Words: Jeremy Gluck
Guest Writer (Director, Welsh Connections/SWND Records – Musician – Artist)
Given the self-declared propensity for “glittery goodness” of Femmebug – the alter ego of Swansea-born Caitie Inson – perhaps it’s not a coincidence that her debut EP ‘Comfortable Place’ was released on 14 February, the alter ego of Valentine’s Day.
“My future is looking pretty,” Femmebug declares in ‘Unlearn’, one of the three songs comprising ‘Comfortable Place’, revealing her metier, what might be termed “pink rock”.
Literally and figuratively a very female, affecting-but-never-affected, sincere and light touch confection of melody and attitude at altitude, even when documenting lows in high spirits.
‘Team’, ‘Unlearn’, and ‘Forevermore New’ – Femmebug’s thus far humble home recording promises meta-magic in an eventual professional studio.
An aptitude for apposite arrangement to the fore, with thought flowing into action in a relaxed, focused fashion suggesting a studious, informed approach to composition and execution.

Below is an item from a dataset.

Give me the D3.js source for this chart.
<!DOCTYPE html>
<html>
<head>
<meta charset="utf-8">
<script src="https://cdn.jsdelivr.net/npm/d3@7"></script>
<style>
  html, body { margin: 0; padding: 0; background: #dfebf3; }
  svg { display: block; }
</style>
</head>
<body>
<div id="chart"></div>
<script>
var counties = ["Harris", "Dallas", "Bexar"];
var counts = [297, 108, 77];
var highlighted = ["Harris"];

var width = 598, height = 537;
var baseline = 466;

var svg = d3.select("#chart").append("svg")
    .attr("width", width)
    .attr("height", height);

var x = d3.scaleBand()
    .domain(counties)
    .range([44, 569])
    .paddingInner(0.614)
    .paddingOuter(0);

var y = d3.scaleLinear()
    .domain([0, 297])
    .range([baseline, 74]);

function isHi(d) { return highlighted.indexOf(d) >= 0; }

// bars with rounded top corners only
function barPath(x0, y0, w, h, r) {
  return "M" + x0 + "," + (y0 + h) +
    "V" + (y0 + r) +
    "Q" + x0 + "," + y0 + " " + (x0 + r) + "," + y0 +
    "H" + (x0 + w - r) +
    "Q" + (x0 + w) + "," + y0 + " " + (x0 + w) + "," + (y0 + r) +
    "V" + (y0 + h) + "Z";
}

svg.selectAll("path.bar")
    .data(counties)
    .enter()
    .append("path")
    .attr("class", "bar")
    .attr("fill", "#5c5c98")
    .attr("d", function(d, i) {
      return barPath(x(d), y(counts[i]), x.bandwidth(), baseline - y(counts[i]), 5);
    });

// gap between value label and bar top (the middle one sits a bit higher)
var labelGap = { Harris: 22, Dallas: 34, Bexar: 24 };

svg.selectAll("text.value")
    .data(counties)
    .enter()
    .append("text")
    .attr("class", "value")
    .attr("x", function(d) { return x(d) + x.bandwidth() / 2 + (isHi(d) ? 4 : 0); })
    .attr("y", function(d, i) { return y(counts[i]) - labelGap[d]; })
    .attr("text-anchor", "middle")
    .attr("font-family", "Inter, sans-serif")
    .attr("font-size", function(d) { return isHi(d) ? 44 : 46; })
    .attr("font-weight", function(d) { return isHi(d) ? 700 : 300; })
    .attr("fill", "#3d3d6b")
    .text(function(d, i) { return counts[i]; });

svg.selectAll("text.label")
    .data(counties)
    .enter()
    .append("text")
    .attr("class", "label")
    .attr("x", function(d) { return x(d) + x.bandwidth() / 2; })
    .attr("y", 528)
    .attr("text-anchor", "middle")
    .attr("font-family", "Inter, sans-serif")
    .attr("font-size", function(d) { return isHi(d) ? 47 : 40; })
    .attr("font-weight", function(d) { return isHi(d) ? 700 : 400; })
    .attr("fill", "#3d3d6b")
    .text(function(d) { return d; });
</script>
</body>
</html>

‘Forevermore’, with its galloping beats and companionably raw guitar, is a little monster waiting to grow.
“I am stuck in this black hole tonight” ‘Team’ admits, its rife musicality supporting the sort of transparent, confessional lyrics common to this pop era but here less cloying than often the case elsewhere.
“My own new team” Femmebug sings of her transformation and hearing these three compact pop wonders seeping enormous potential, it’s one anybody would want to join.

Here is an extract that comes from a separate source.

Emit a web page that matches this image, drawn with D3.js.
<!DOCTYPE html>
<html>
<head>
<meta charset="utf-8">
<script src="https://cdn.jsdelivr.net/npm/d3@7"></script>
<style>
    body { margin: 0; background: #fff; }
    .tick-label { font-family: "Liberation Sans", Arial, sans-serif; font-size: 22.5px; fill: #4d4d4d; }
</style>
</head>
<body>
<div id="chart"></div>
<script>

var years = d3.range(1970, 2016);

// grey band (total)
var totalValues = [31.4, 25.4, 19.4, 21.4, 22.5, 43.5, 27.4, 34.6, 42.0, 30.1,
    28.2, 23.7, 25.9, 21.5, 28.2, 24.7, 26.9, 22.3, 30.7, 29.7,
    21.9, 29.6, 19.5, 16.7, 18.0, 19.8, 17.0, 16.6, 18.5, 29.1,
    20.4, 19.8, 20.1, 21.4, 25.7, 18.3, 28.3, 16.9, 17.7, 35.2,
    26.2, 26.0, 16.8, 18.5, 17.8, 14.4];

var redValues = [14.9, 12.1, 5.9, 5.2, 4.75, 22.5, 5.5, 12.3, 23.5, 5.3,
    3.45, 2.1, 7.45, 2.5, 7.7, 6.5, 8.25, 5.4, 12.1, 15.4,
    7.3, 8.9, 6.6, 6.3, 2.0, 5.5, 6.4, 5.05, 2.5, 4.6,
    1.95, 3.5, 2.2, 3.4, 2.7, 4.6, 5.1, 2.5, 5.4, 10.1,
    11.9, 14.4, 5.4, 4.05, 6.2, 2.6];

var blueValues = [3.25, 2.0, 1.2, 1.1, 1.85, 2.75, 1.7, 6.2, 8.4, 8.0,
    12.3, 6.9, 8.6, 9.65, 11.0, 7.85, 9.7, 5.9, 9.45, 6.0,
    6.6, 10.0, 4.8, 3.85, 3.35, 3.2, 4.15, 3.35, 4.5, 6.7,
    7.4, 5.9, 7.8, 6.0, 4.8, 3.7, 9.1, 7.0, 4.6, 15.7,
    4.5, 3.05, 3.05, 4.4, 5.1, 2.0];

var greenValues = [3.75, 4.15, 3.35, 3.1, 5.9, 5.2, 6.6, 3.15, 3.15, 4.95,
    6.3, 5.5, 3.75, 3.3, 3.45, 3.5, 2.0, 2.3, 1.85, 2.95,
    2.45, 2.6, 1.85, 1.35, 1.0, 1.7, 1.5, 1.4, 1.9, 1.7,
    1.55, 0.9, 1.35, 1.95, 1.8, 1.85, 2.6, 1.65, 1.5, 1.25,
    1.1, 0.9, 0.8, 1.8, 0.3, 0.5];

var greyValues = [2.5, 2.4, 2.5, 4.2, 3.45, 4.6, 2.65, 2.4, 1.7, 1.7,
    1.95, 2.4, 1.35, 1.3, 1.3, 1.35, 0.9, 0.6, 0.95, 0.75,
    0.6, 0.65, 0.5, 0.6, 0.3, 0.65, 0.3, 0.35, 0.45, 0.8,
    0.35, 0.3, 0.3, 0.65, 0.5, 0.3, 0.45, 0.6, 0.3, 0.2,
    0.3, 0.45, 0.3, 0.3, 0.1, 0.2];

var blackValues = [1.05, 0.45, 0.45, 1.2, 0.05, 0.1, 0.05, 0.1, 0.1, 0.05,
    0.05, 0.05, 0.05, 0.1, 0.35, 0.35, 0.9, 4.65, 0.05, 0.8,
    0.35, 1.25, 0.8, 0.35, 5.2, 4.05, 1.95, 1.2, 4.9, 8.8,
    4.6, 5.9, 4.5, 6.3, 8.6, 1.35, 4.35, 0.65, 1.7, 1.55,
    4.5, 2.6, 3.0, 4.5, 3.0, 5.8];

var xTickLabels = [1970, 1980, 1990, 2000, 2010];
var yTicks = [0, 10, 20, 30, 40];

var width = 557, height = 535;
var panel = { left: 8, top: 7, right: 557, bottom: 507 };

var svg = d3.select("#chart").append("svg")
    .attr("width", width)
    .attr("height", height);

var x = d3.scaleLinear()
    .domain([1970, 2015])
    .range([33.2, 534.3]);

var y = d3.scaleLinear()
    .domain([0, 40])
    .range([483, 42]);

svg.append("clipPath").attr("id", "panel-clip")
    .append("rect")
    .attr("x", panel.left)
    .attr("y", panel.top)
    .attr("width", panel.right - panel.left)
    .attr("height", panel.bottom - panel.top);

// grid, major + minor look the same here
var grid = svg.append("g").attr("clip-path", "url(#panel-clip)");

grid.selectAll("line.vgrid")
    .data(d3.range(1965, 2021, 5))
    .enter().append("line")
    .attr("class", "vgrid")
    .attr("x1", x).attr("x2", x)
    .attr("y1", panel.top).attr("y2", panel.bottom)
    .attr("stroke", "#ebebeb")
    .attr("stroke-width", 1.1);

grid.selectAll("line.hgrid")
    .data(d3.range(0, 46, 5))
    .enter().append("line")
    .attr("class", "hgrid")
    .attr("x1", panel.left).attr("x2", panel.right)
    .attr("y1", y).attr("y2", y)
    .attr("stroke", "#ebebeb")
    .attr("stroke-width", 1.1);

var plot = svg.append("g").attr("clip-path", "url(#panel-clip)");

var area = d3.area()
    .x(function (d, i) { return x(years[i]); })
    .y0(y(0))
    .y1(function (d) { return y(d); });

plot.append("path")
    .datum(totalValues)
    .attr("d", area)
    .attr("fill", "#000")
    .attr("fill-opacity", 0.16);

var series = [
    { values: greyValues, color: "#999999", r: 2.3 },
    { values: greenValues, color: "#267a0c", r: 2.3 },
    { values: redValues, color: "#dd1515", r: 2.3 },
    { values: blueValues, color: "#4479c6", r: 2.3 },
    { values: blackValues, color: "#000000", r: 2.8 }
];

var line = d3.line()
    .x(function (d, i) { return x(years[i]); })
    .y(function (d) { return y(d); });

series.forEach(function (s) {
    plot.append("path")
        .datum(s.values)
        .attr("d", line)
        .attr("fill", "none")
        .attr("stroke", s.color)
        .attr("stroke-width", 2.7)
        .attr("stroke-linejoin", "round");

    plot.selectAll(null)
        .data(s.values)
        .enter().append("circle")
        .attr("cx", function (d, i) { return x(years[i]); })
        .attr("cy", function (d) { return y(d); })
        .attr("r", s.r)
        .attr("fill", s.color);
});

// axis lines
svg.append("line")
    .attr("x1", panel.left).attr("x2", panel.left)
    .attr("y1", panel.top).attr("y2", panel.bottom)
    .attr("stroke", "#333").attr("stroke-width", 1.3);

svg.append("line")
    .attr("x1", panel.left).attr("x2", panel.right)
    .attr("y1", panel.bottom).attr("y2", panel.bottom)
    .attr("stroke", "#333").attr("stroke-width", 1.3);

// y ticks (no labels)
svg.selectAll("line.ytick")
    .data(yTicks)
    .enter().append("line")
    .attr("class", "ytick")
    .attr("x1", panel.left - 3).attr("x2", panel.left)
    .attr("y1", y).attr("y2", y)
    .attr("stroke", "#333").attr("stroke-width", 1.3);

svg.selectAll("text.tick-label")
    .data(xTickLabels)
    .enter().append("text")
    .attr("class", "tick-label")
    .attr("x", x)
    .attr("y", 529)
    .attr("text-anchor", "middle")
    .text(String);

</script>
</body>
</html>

SWND: Please define “glittery goodness” and how and why you bring it to the world.
Femmebug: The world is a dark place, and though I don’t really write particularly happy lyrics, I love the idea of singing sad lyrics against a poppy and upbeat instrumental. It’s nice to scream out your internal monologue while being covered in bright happy things – like glitter.
You record your material in your bedroom? It’s very raw and natural.
I record music in my childhood bedroom because being a student means it’s all I’ve really got at my means. It’s also a place of safety and where I wrote a lot of my songs. It feels like a haven of my creativity to me.
‘Forevermore New’: “Crucify myself for the same old shit.” Discuss.
It’s about beating yourself up for qualities in your personality you can’t shake. No matter how many times the slip-ups happen, you can’t stop beating yourself up.
Tell us about your background, influences and aspirations for your music.
My biggest influence will always be Taylor Swift, and I will go to the grave kicking and screaming about how she is a much more intelligent writer than people give her credit for – my friends are very sick of this conversation, haha.
I also grew up listening to a lot of emo music like My Chemical Romance, which is probably where a lot of my sad lyrics come from. These days I listen to a lot of dream pop and alternative music. I grew up in a house where punk music was played a lot, so that’s probably why I feel very lost singing without my electric guitar.
The sound and feel of your music is very capricious and quietly energetic. It seems like a sort of sonic journal.
It definitely is – I’m quite an intense person so I have to sit with my emotions for a while and then usually some small ideas will come to me. It also helps that I’m a pretentious loser who will jump at the chance to see my life in metaphors.
What has been the role of growing up Welsh in your development as an artist?
I go to Bristol for university and I really thought it was going to fill me with creativity, but it actually made me feel very overwhelmed. Living in Wales is calm and serene and gives me a lot of time to think. All of my friends are here and a lot of important moments in my life took place here. Sometimes just walking down a certain road or seeing a signpost for somewhere will trigger a memory and give me a song idea.
There is a prettiness to your material, of course, an icing sugar patina, but also a real grittiness and taking of risks. What inspires you? What wires you?
I’ve always loved pop music but hate the misconception that it’s always a bit brainless and dull. I listen to a lot of pop music that is actually really interesting and has a lot more to it than what people would expect. I love that it’s a genre that’s changing and can be really simplistic or really complex. I like to try and find a middle ground.
‘Comfortable Place’ is available now on SWND Records.